GIVEN REQUEST:
Below is a listing to write out in full, exactly as given, without its pictures.

SUPPLIED INFORMATION:
⟨

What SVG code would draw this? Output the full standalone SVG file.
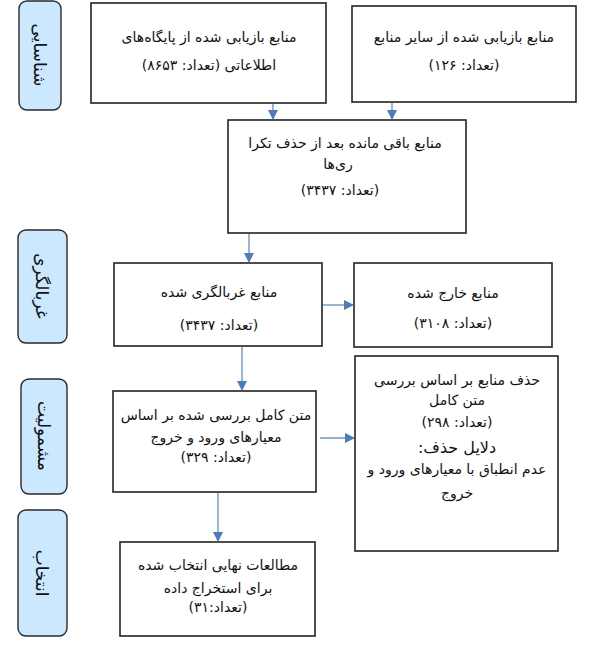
<svg xmlns="http://www.w3.org/2000/svg" width="589" height="645" viewBox="0 0 589 645">
<style>
.box{fill:#fff;stroke:#222;stroke-width:1.6}
.lab{fill:#cce8fe;stroke:#2a2a2a;stroke-width:1.4}
.t{font-family:"DejaVu Sans","Noto Sans",sans-serif;font-size:14px;fill:#111;text-anchor:middle;direction:rtl}
.lt{font-family:"DejaVu Sans","Noto Sans",sans-serif;font-size:17px;fill:#111;text-anchor:middle;direction:rtl}
.c{stroke:#6d95cc;stroke-width:1.4;fill:none;marker-end:url(#ah)}
</style>
<defs>
<marker id="ah" markerWidth="10" markerHeight="10" refX="9" refY="5" orient="auto" markerUnits="userSpaceOnUse">
<path d="M0,0 L10,5 L0,10 Z" fill="#4a7ebb"/>
</marker>
</defs>
<rect width="589" height="645" fill="#fff"/>
<g id="label-identification">
<rect class="lab" x="19" y="1" width="42" height="109" rx="8"/>
<text class="lt" transform="translate(40,55) rotate(90)" y="6">شناسایی</text>
</g>
<g id="label-screening">
<rect class="lab" x="18" y="230" width="49" height="113" rx="8"/>
<text class="lt" transform="translate(42,286) rotate(90)" y="6">غربالگری</text>
</g>
<g id="label-eligibility">
<rect class="lab" x="21" y="379" width="46" height="115" rx="8"/>
<text class="lt" transform="translate(44,436) rotate(90)" y="6">مشمولیت</text>
</g>
<g id="label-included">
<rect class="lab" x="18" y="510" width="49" height="126" rx="8"/>
<text class="lt" transform="translate(42,573) rotate(90)" y="6">انتخاب</text>
</g>
<g id="box-databases">
<rect class="box" x="91" y="3" width="235" height="100"/>
<text class="t" x="209" y="42">منابع بازیابی شده از پایگاه‌های</text>
<text class="t" x="209" y="70">اطلاعاتی (تعداد: ۸۶۵۳)</text>
</g>
<g id="box-other">
<rect class="box" x="352" y="6" width="224" height="96"/>
<text class="t" x="464" y="42">منابع بازیابی شده از سایر منابع</text>
<text class="t" x="464" y="70">(تعداد: ۱۲۶)</text>
</g>
<g id="box-dedup">
<rect class="box" x="228" y="120" width="238" height="113"/>
<text class="t" x="345" y="148">منابع باقی مانده بعد از حذف تکرا</text>
<text class="t" x="338" y="169">ری‌ها</text>
<text class="t" x="340" y="195">(تعداد: ۳۴۳۷)</text>
</g>
<g id="box-screened">
<rect class="box" x="114" y="263" width="208" height="83"/>
<text class="t" x="219" y="297">منابع غربالگری شده</text>
<text class="t" x="219" y="330">(تعداد: ۳۴۳۷)</text>
</g>
<g id="box-excluded">
<rect class="box" x="354" y="263" width="198" height="84"/>
<text class="t" x="453" y="298">منابع خارج شده</text>
<text class="t" x="453" y="328">(تعداد: ۳۱۰۸)</text>
</g>
<g id="box-fulltext">
<rect class="box" x="113" y="391" width="203" height="101"/>
<text class="t" x="216" y="420">متن کامل بررسی شده بر اساس</text>
<text class="t" x="216" y="442">معیارهای ورود و خروج</text>
<text class="t" x="216" y="462">(تعداد: ۳۲۹)</text>
</g>
<g id="box-fulltext-excluded">
<rect class="box" x="355" y="356" width="203" height="195"/>
<text class="t" x="457" y="385">حذف منابع بر اساس بررسی</text>
<text class="t" x="457" y="405">متن کامل</text>
<text class="t" x="457" y="427">(تعداد: ۲۹۸)</text>
<text class="t" x="457" y="453" style="font-size:16px">دلایل حذف:</text>
<text class="t" x="457" y="474">عدم انطباق با معیارهای ورود و</text>
<text class="t" x="457" y="498">خروج</text>
</g>
<g id="box-included">
<rect class="box" x="120" y="542" width="195" height="94"/>
<text class="t" x="218" y="570">مطالعات نهایی انتخاب شده</text>
<text class="t" x="218" y="593">برای استخراج داده</text>
<text class="t" x="218" y="612">(تعداد:۳۱)</text>
</g>
<g id="connectors">
<line class="c" x1="273" y1="104" x2="273" y2="119"/>
<line class="c" x1="392" y1="103" x2="392" y2="119"/>
<line class="c" x1="249" y1="234" x2="249" y2="262"/>
<line class="c" x1="323" y1="305" x2="353" y2="305"/>
<line class="c" x1="242" y1="347" x2="242" y2="390"/>
<line class="c" x1="320" y1="438" x2="354" y2="438"/>
<line class="c" x1="218" y1="493" x2="218" y2="541"/>
</g>
</svg>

⟩

OUTPUT OF THE EXERCISE:
What SVG code would draw this? Output the full standalone SVG file.
<svg xmlns="http://www.w3.org/2000/svg" width="589" height="645" viewBox="0 0 589 645">
<style>
.box{fill:#fff;stroke:#222;stroke-width:1.6}
.lab{fill:#cce8fe;stroke:#2a2a2a;stroke-width:1.4}
.t{font-family:"DejaVu Sans","Noto Sans",sans-serif;font-size:14px;fill:#111;text-anchor:middle;direction:rtl}
.lt{font-family:"DejaVu Sans","Noto Sans",sans-serif;font-size:17px;fill:#111;text-anchor:middle;direction:rtl}
.c{stroke:#6d95cc;stroke-width:1.4;fill:none;marker-end:url(#ah)}
</style>
<defs>
<marker id="ah" markerWidth="10" markerHeight="10" refX="9" refY="5" orient="auto" markerUnits="userSpaceOnUse">
<path d="M0,0 L10,5 L0,10 Z" fill="#4a7ebb"/>
</marker>
</defs>
<rect width="589" height="645" fill="#fff"/>
<g id="label-identification">
<rect class="lab" x="19" y="1" width="42" height="109" rx="8"/>
<text class="lt" transform="translate(40,55) rotate(90)" y="6">شناسایی</text>
</g>
<g id="label-screening">
<rect class="lab" x="18" y="230" width="49" height="113" rx="8"/>
<text class="lt" transform="translate(42,286) rotate(90)" y="6">غربالگری</text>
</g>
<g id="label-eligibility">
<rect class="lab" x="21" y="379" width="46" height="115" rx="8"/>
<text class="lt" transform="translate(44,436) rotate(90)" y="6">مشمولیت</text>
</g>
<g id="label-included">
<rect class="lab" x="18" y="510" width="49" height="126" rx="8"/>
<text class="lt" transform="translate(42,573) rotate(90)" y="6">انتخاب</text>
</g>
<g id="box-databases">
<rect class="box" x="91" y="3" width="235" height="100"/>
<text class="t" x="209" y="42">منابع بازیابی شده از پایگاه‌های</text>
<text class="t" x="209" y="70">اطلاعاتی (تعداد: ۸۶۵۳)</text>
</g>
<g id="box-other">
<rect class="box" x="352" y="6" width="224" height="96"/>
<text class="t" x="464" y="42">منابع بازیابی شده از سایر منابع</text>
<text class="t" x="464" y="70">(تعداد: ۱۲۶)</text>
</g>
<g id="box-dedup">
<rect class="box" x="228" y="120" width="238" height="113"/>
<text class="t" x="345" y="148">منابع باقی مانده بعد از حذف تکرا</text>
<text class="t" x="338" y="169">ری‌ها</text>
<text class="t" x="340" y="195">(تعداد: ۳۴۳۷)</text>
</g>
<g id="box-screened">
<rect class="box" x="114" y="263" width="208" height="83"/>
<text class="t" x="219" y="297">منابع غربالگری شده</text>
<text class="t" x="219" y="330">(تعداد: ۳۴۳۷)</text>
</g>
<g id="box-excluded">
<rect class="box" x="354" y="263" width="198" height="84"/>
<text class="t" x="453" y="298">منابع خارج شده</text>
<text class="t" x="453" y="328">(تعداد: ۳۱۰۸)</text>
</g>
<g id="box-fulltext">
<rect class="box" x="113" y="391" width="203" height="101"/>
<text class="t" x="216" y="420">متن کامل بررسی شده بر اساس</text>
<text class="t" x="216" y="442">معیارهای ورود و خروج</text>
<text class="t" x="216" y="462">(تعداد: ۳۲۹)</text>
</g>
<g id="box-fulltext-excluded">
<rect class="box" x="355" y="356" width="203" height="195"/>
<text class="t" x="457" y="385">حذف منابع بر اساس بررسی</text>
<text class="t" x="457" y="405">متن کامل</text>
<text class="t" x="457" y="427">(تعداد: ۲۹۸)</text>
<text class="t" x="457" y="453" style="font-size:16px">دلایل حذف:</text>
<text class="t" x="457" y="474">عدم انطباق با معیارهای ورود و</text>
<text class="t" x="457" y="498">خروج</text>
</g>
<g id="box-included">
<rect class="box" x="120" y="542" width="195" height="94"/>
<text class="t" x="218" y="570">مطالعات نهایی انتخاب شده</text>
<text class="t" x="218" y="593">برای استخراج داده</text>
<text class="t" x="218" y="612">(تعداد:۳۱)</text>
</g>
<g id="connectors">
<line class="c" x1="273" y1="104" x2="273" y2="119"/>
<line class="c" x1="392" y1="103" x2="392" y2="119"/>
<line class="c" x1="249" y1="234" x2="249" y2="262"/>
<line class="c" x1="323" y1="305" x2="353" y2="305"/>
<line class="c" x1="242" y1="347" x2="242" y2="390"/>
<line class="c" x1="320" y1="438" x2="354" y2="438"/>
<line class="c" x1="218" y1="493" x2="218" y2="541"/>
</g>
</svg>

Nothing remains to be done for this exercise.